MANHATTAN, Kan. (WIBW) - Students in Manhattan had the chance to get an inside look at the Kansas Supreme Court.
Monday night’s session was part of the court’s traveling docket – bringing the court to the public.
Justices set up in Manhattan High School’s auditorium - instead of their usual Topeka courtroom - to hear oral arguments for two cases.
Elizabeth Chapman, a junior at Manhattan High School went out of her way to make sure she made it.
"I changed my schedule so I could be here and experience it live," she said.
The travel is part of the court’s ongoing outreach program to help familiarize Kansans with how the court works.
Chief Justice Lawton Nuss said, "Since 2011 our court has made an effort to be more accessible to the nearly three-million Kansans that we serve by seeing firsthand who we are, what we do, and how we do it."
Chapman said many of her classmates came.
"A lot of us, especially in my AP-US history class, we're really interested in history and also the government and how it works, a lot of us are here," she said.
Jamia Roberts, another Manhattan High School Junior said that earlier in the day, court representatives spoke to about 1,100 students at the high school.
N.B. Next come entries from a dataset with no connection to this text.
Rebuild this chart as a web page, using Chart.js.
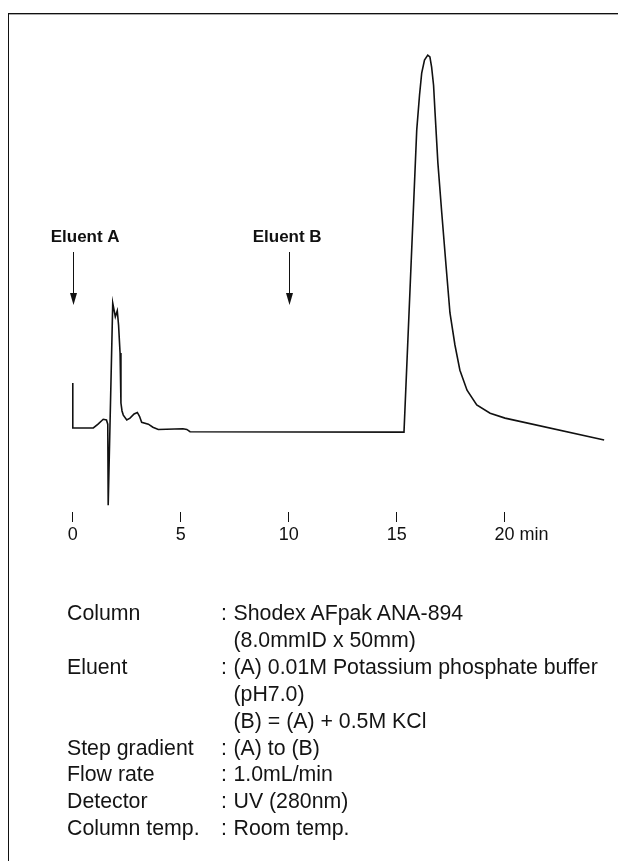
<!DOCTYPE html>
<html>
<head>
<meta charset="utf-8">
<script src="https://cdn.jsdelivr.net/npm/chart.js@4"></script>
<style>
  html, body { margin: 0; padding: 0; width: 618px; height: 861px; overflow: hidden; background: #fff; }
  #frame { position: absolute; left: 8px; top: 13px; width: 700px; height: 900px;
           border-left: 1px solid #111; border-top: 1px solid #111; box-shadow: inset 0 1px 0 #aaa; }
  #c { position: absolute; left: 0; top: 0; }
  .t { position: absolute; font-family: "Liberation Sans", Arial, Helvetica, sans-serif; font-size: 21.3px;
       color: #141414; white-space: nowrap; line-height: 26.9px; }
</style>
</head>
<body>
<div id="frame"></div>
<canvas id="c" width="618" height="861"></canvas>
<div id="info"></div>
<script>
// ---- data ----
const timeMin = [0, 0, 0.95, 1.17, 1.41, 1.56, 1.62, 1.64, 1.85, 1.97, 2.06, 2.12, 2.19, 2.23, 2.28, 2.34, 2.50, 2.65, 2.84, 2.99, 3.09, 3.19, 3.50, 3.71, 3.96, 5.10, 5.28, 5.43,
  15.34, 15.62, 15.93, 16.06, 16.16, 16.29, 16.44, 16.54, 16.62, 16.71, 16.78, 16.91, 17.09, 17.29, 17.47, 17.70, 17.93, 18.26, 18.71, 19.33, 20.02, 24.61];
const signal = [13.0, 1.1, 1.1, 2.1, 3.4, 3.2, 2.1, -19.4, 34.2, 30.6, 32.2, 28.4, 21.0, 7.7, 5.6, 4.5, 3.2, 3.7, 4.8, 5.2, 4.2, 2.6, 2.1, 1.3, 0.7, 0.9, 0.7, 0.1,
  0.0, 37.9, 80.1, 89.4, 95.2, 98.7, 100.0, 99.5, 96.8, 92.0, 84.6, 71.4, 58.1, 44.0, 31.6, 23.1, 16.4, 11.1, 7.2, 5.0, 3.7, -2.1];
const xTickValues = [0, 5, 10, 15, 20];
const xTickLabels = ['0', '5', '10', '15', '20'];
const xUnit = 'min';
const eluentLabels = ['Eluent A', 'Eluent B'];
const eluentTimes = [0, 10];
const condLabels = ['Column', '', 'Eluent', '', '', 'Step gradient', 'Flow rate', 'Detector', 'Column temp.'];
const condValues = [': Shodex AFpak ANA-894', '  (8.0mmID x 50mm)', ': (A) 0.01M Potassium phosphate buffer', '  (pH7.0)', '  (B) = (A) + 0.5M KCl',
  ': (A) to (B)', ': 1.0mL/min', ': UV (280nm)', ': Room temp.'];

// ---- layout (not data) ----
const FONT = '"Liberation Sans", Arial, Helvetica, sans-serif';
const eluentLabelOffset = [-22.8, -36.8];

// condition text block
const info = document.getElementById('info');
condLabels.forEach((lab, i) => {
  const top = 600 + i * 26.9;
  if (lab) {
    const d = document.createElement('div');
    d.className = 't'; d.style.left = '67px'; d.style.top = top + 'px'; d.textContent = lab;
    info.appendChild(d);
  }
  const v = condValues[i];
  if (v.startsWith(':')) {
    const c = document.createElement('div');
    c.className = 't'; c.style.left = '221px'; c.style.top = top + 'px'; c.textContent = ':';
    info.appendChild(c);
  }
  const d2 = document.createElement('div');
  d2.className = 't'; d2.style.left = '233.5px'; d2.style.top = top + 'px';
  d2.textContent = v.replace(/^[:\s]+/, '');
  info.appendChild(d2);
});

const overlay = {
  id: 'overlay',
  afterDraw(chart) {
    const ctx = chart.ctx;
    const xs = chart.scales.x;
    ctx.save();
    ctx.fillStyle = '#111';
    ctx.strokeStyle = '#111';
    eluentLabels.forEach((lab, i) => {
      const px = Math.round(xs.getPixelForValue(eluentTimes[i])) + 0.5;
      ctx.font = 'bold 17px ' + FONT;
      ctx.textBaseline = 'middle';
      ctx.textAlign = 'left';
      ctx.fillText(lab, px + eluentLabelOffset[i], 237);
      ctx.lineWidth = 1;
      ctx.beginPath(); ctx.moveTo(px, 252); ctx.lineTo(px, 294); ctx.stroke();
      ctx.beginPath(); ctx.moveTo(px - 3.5, 293); ctx.lineTo(px + 3.5, 293); ctx.lineTo(px, 305); ctx.closePath(); ctx.fill();
    });
    // unit after last tick label
    const last = xTickValues[xTickValues.length - 1];
    const p = xs.getPixelForValue(last);
    ctx.font = '18px ' + FONT;
    const w = ctx.measureText(xTickLabels[xTickLabels.length - 1]).width;
    ctx.textAlign = 'left';
    ctx.textBaseline = 'middle';
    ctx.fillText(' ' + xUnit, p + w / 2, 535);
    ctx.restore();
  }
};

new Chart(document.getElementById('c'), {
  type: 'line',
  data: {
    datasets: [{
      data: timeMin.map((t, i) => ({ x: t, y: signal[i] })),
      borderColor: '#111',
      borderWidth: 1.6,
      pointRadius: 0,
      tension: 0,
      fill: false
    }]
  },
  options: {
    responsive: false,
    devicePixelRatio: 1,
    animation: false,
    events: [],
    layout: { padding: { left: 51.2, right: 5.45, top: 40, bottom: 309 } },
    plugins: { legend: { display: false }, title: { display: false }, tooltip: { enabled: false } },
    scales: {
      x: {
        type: 'linear', min: -1, max: 25,
        afterBuildTicks: s => { s.ticks = xTickValues.map(v => ({ value: v })); },
        afterFit: s => { s.height = 40; },
        border: { display: false },
        grid: { display: true, drawOnChartArea: false, drawTicks: true, tickLength: 10, color: '#111', lineWidth: 1 },
        ticks: {
          autoSkip: false, maxRotation: 0, padding: 2, color: '#111',
          font: { family: FONT, size: 18 },
          callback: v => xTickLabels[xTickValues.indexOf(v)]
        }
      },
      y: { display: false, min: -21.2, max: 104 }
    }
  },
  plugins: [overlay]
});
</script>
</body>
</html>
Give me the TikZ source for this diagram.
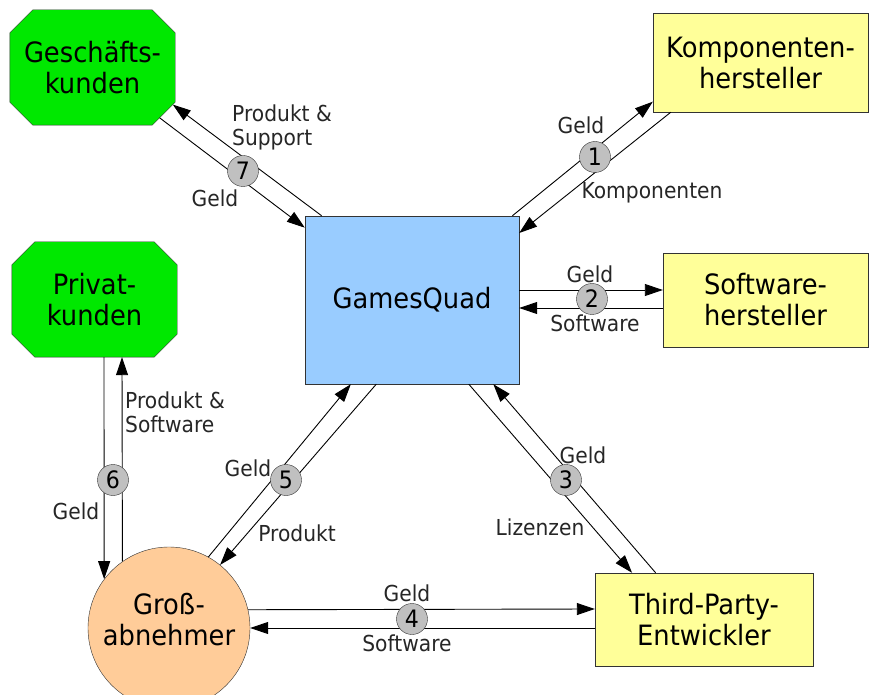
\documentclass[tikz,border=0pt]{standalone}
\usepackage{fontspec}
\setmainfont{DejaVu Sans}[FakeStretch=0.92]
\usepackage{tikz}
\usetikzlibrary{arrows.meta,backgrounds}

\definecolor{kundengruen}{RGB}{0,232,0}
\definecolor{zuliefergelb}{RGB}{255,255,153}
\definecolor{quadblau}{RGB}{153,204,255}
\definecolor{apricot}{RGB}{255,204,153}
\definecolor{nummergrau}{RGB}{192,192,192}
\definecolor{rand}{RGB}{51,51,51}

\begin{document}
\begin{tikzpicture}[x=1pt,y=-1pt,
    kunde/.style={text=black,shape=rectangle,minimum width=165pt,minimum height=115pt,
      inner sep=0pt,align=center,font=\fontsize{28}{31}\selectfont},
    achteck/.style={fill=kundengruen,draw=rand},
    firma/.style={fill=zuliefergelb,draw=rand,text=black,shape=rectangle,
      inner sep=0pt,align=center,font=\fontsize{28}{31}\selectfont},
    nummer/.style={fill=nummergrau,draw=rand,text=black,shape=circle,
      minimum size=31pt,inner sep=0pt,font=\fontsize{24}{24}\selectfont},
    flow/.style={-{Triangle[length=18pt,width=12pt]},line width=0.9pt,draw=black},
    lbl/.style={text=black!85,inner sep=0pt,align=left,
      font=\fontsize{22}{24}\selectfont}]
                    \useasboundingbox (0,0) rectangle (871,695);

                    \node[kunde] (ge) at (92.5,67.5) {Geschäfts-\\kunden};
                    \node[kunde] (pk) at (94.5,299.5) {Privat-\\kunden};
                    \node[firma,minimum width=215pt,minimum height=99pt] (kh) at (760.5,62.5) {Komponenten-\\hersteller};
                    \node[firma,minimum width=205pt,minimum height=94pt] (sh) at (765.5,300) {Software-\\hersteller};
                    \node[firma,minimum width=218pt,minimum height=93pt] (tp) at (704,619.5) {Third-Party-\\Entwickler};
                    \node[firma,fill=quadblau,minimum width=214pt,minimum height=168pt] (gq) at (412,300) {GamesQuad};
                    \node[fill=apricot,draw=rand,text=black,shape=circle,minimum size=162pt,inner sep=0pt,
                          text depth=18pt,align=center,font=\fontsize{28}{31}\selectfont] (ga) at (169,628) {Groß-\\abnehmer};

                    % Achtecke hinter den Kunden
                    \begin{pgfonlayer}{background}
                    \foreach \k in {ge,pk}
                      \draw[achteck] ([xshift=23pt]\k.north west) -- ([xshift=-23pt]\k.north east)
                        -- ([yshift=-23pt]\k.north east) -- ([yshift=23pt]\k.south east)
                        -- ([xshift=-23pt]\k.south east) -- ([xshift=23pt]\k.south west)
                        -- ([yshift=23pt]\k.south west) -- ([yshift=-23pt]\k.north west) -- cycle;
                    \end{pgfonlayer}

                    % Komponentenhersteller
                    \draw[flow] (gq.40.6) -- (kh.200.6);
                    \draw[flow] (kh.209.2) -- (gq.32.8);
                    % Softwarehersteller
                    \draw[flow] ([yshift=10pt]gq.east) -- ([yshift=10pt]sh.west);
                    \draw[flow] ([yshift=-8pt]sh.west) -- ([yshift=-8pt]gq.east);
                    % Third-Party-Entwickler
                    \draw[flow] (gq.-56.3) -- (tp.147.9);
                    \draw[flow] (tp.136.5) -- (gq.-46.4);
                    % Grossabnehmer
                    \draw[flow] (ga.13.6) -- ([yshift=10.5pt]tp.west);
                    \draw[flow] ([yshift=-8.5pt]tp.west) -- (ga.0);
                    \draw[flow] (ga.61.7) -- (gq.-126.4);
                    \draw[flow] (gq.-113.8) -- (ga.51.5);
                    % Privatkunden
                    \draw[flow] ([xshift=9.5pt]pk.south) -- (ga.143.6);
                    \draw[flow] (ga.125.5) -- ([xshift=27.5pt]pk.south);
                    % Geschaeftskunden
                    \draw[flow] (gq.137.6) -- ([shift={(-2.4pt,20.6pt)}]ge.south east);
                    \draw[flow] ([shift={(-15.6pt,7.4pt)}]ge.south east) -- (gq.146.1);

                    \node[nummer] (n1) at (595,157) {1};
                    \node[nummer] (n2) at (592,299) {2};
                    \node[nummer] (n3) at (566,480) {3};
                    \node[nummer] (n4) at (412,619) {4};
                    \node[nummer] (n5) at (286,480) {5};
                    \node[nummer] (n6) at (113,480) {6};
                    \node[nummer] (n7) at (243,171) {7};

                    \node[lbl] (g1) at (581,125) {Geld};
                    \node[lbl] (k1) at (652,193) {Komponenten};
                    \node[lbl] (g2) at (590,274) {Geld};
                    \node[lbl] (s2) at (595,323) {Software};
                    \node[lbl] (g3) at (583,455) {Geld};
                    \node[lbl] (l3) at (540,527) {Lizenzen};
                    \node[lbl] (g4) at (407,593) {Geld};
                    \node[lbl] (s4) at (407,643) {Software};
                    \node[lbl] (g5) at (248,468) {Geld};
                    \node[lbl] (p5) at (297,533) {Produkt};
                    \node[lbl,anchor=west] (p6) at (125,412) {Produkt \&\\Software};
                    \node[lbl] (g6) at (76,511) {Geld};
                    \node[lbl,anchor=west] (p7) at (232,127) {Produkt \&\\Support};
                    \node[lbl] (g7) at (215,198) {Geld};
                 \end{tikzpicture}
\end{document}
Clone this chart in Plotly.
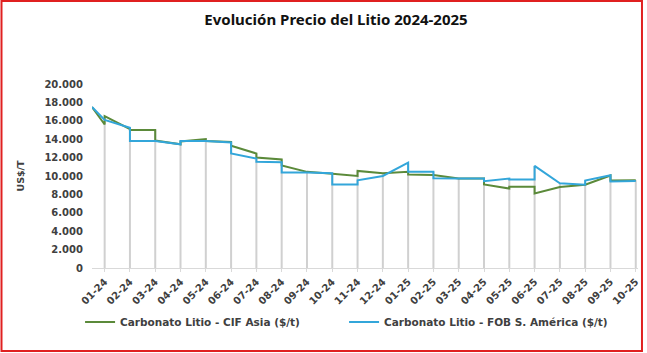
import plotly.graph_objects as go

# ---- data (values in US$/t) ----
months = ["01-24", "02-24", "03-24", "04-24", "05-24", "06-24", "07-24", "08-24",
          "09-24", "10-24", "11-24", "12-24", "01-25", "02-25", "03-25", "04-25",
          "05-25", "06-25", "07-25", "08-25", "09-25", "10-25"]

# opening value (late Dec-23, half a period before the first month)
cif_start = 17500
fob_start = 17500

# readings registered inside each month (in order)
cif_asia = [
    [15600, 16500], [15100, 15000], [15000, 13850], [13450, 13750], [14000, 13800],
    [13700, 13300], [12450, 12000], [11800, 11150], [10450], [10250],
    [10000, 10550], [10300], [10450, 10150], [10100], [9720],
    [9720, 9080], [8640, 8820], [8820, 8100], [8800], [9050],
    [10050, 9500], [9550],
]
fob_sa = [
    [16100], [15250, 13800], [13800], [13450, 13800], [13800],
    [13650, 12450], [11900, 11550], [11500, 10380], [10380], [10300, 9080],
    [9080, 9540], [10000], [11460, 10450], [10450, 9750], [9720],
    [9720, 9440], [9720, 9620], [9620, 11100], [9200], [9050, 9500],
    [10080, 9400], [9450],
]

legend_cif = "Carbonato Litio - CIF Asia ($/t)"
legend_fob = "Carbonato Litio - FOB S. América ($/t)"
title_text = "Evolución Precio del Litio 2024-2025"
y_title = "US$/T"
y_ticks = list(range(0, 20001, 2000))

START_POS = -0.5


def build(start, groups):
    xs, ys = [START_POS], [start]
    for i, vals in enumerate(groups):
        for v in vals:
            xs.append(i)
            ys.append(v)
    return xs, ys


cx, cy = build(cif_start, cif_asia)
fx, fy = build(fob_start, fob_sa)

# drop lines from the highest reading of each month down to the axis
dx, dy = [], []
for i in range(len(months)):
    top = max(max(cif_asia[i]), max(fob_sa[i]))
    dx += [i, i, None]
    dy += [0, top, None]

W, H = 647, 353
L, R, T, B = 92, 6, 84, 85
pw, ph = W - L - R, H - T - B

fig = go.Figure()
fig.add_trace(go.Scatter(x=dx, y=dy, mode="lines", line=dict(color="#D0D0D0", width=2),
                         showlegend=False, hoverinfo="skip"))
fig.add_trace(go.Scatter(x=cx, y=cy, mode="lines", name=legend_cif,
                         line=dict(color="#5B8A3A", width=2)))
fig.add_trace(go.Scatter(x=fx, y=fy, mode="lines", name=legend_fob,
                         line=dict(color="#33A6DA", width=2)))

bold = dict(family="DejaVu Sans", size=10, color="#404040", weight="bold")

fig.update_layout(
    width=W, height=H,
    margin=dict(l=L, r=R, t=T, b=B),
    paper_bgcolor="white", plot_bgcolor="white",
    separators=",.",
    title=dict(text=title_text, x=336 / W, y=1 - 20 / H, xref="container", yref="container",
               xanchor="center", yanchor="middle",
               font=dict(family="Noto Sans", size=15, color="#111111", weight="bold")),
    showlegend=True,
    legend=dict(orientation="h", x=(80 - L) / pw, y=(T + ph - 322) / ph,
                xanchor="left", yanchor="middle",
                font=dict(family="DejaVu Sans", size=10.5, color="#404040", weight="bold"),
                entrywidth=219, entrywidthmode="pixels",
                bgcolor="rgba(0,0,0,0)", itemclick=False),
    xaxis=dict(range=[START_POS, START_POS + pw / 25.43], tickmode="array",
               tickvals=list(range(len(months))), ticktext=months, tickangle=-45,
               showgrid=False, zeroline=False, showline=True, linecolor="#D9D9D9",
               linewidth=1, ticks="outside", ticklen=3, tickcolor="#D9D9D9",
               tickfont=dict(family="DejaVu Sans", size=10, color="#404040", weight="bold")),
    yaxis=dict(range=[0, 20000], tickvals=y_ticks, tickformat=",d",
               showgrid=False, zeroline=False, showline=False, ticks="",
               ticklabelstandoff=8,
               tickfont=bold,
               title=dict(text=y_title, standoff=18,
                          font=dict(family="DejaVu Sans", size=9.5, color="#404040", weight="bold"))),
    shapes=[dict(type="rect", xref="paper", yref="paper",
                 x0=(1 - L) / pw, x1=(645 - L) / pw,
                 y0=(T + ph - 351) / ph, y1=(T + ph - 1) / ph,
                 line=dict(color="#E02020", width=2), fillcolor="rgba(0,0,0,0)")],
)

fig.write_html("out.html")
"They had a couple people come in and talk to us about how the Supreme Court system works, talk about the constitution, the Kansas constitution, and it was just really cool how they're applying it tonight," she said.
Though a large portion of the crowd was students, anyone was invited to sit in and see how the court works, then personally meet the members of the court afterward.
In the courts 157-year history - this is only the ninth time it's met in the evening.
Chief justice Lawton Nuss says they met later so people wouldn't have to miss out because of work or school.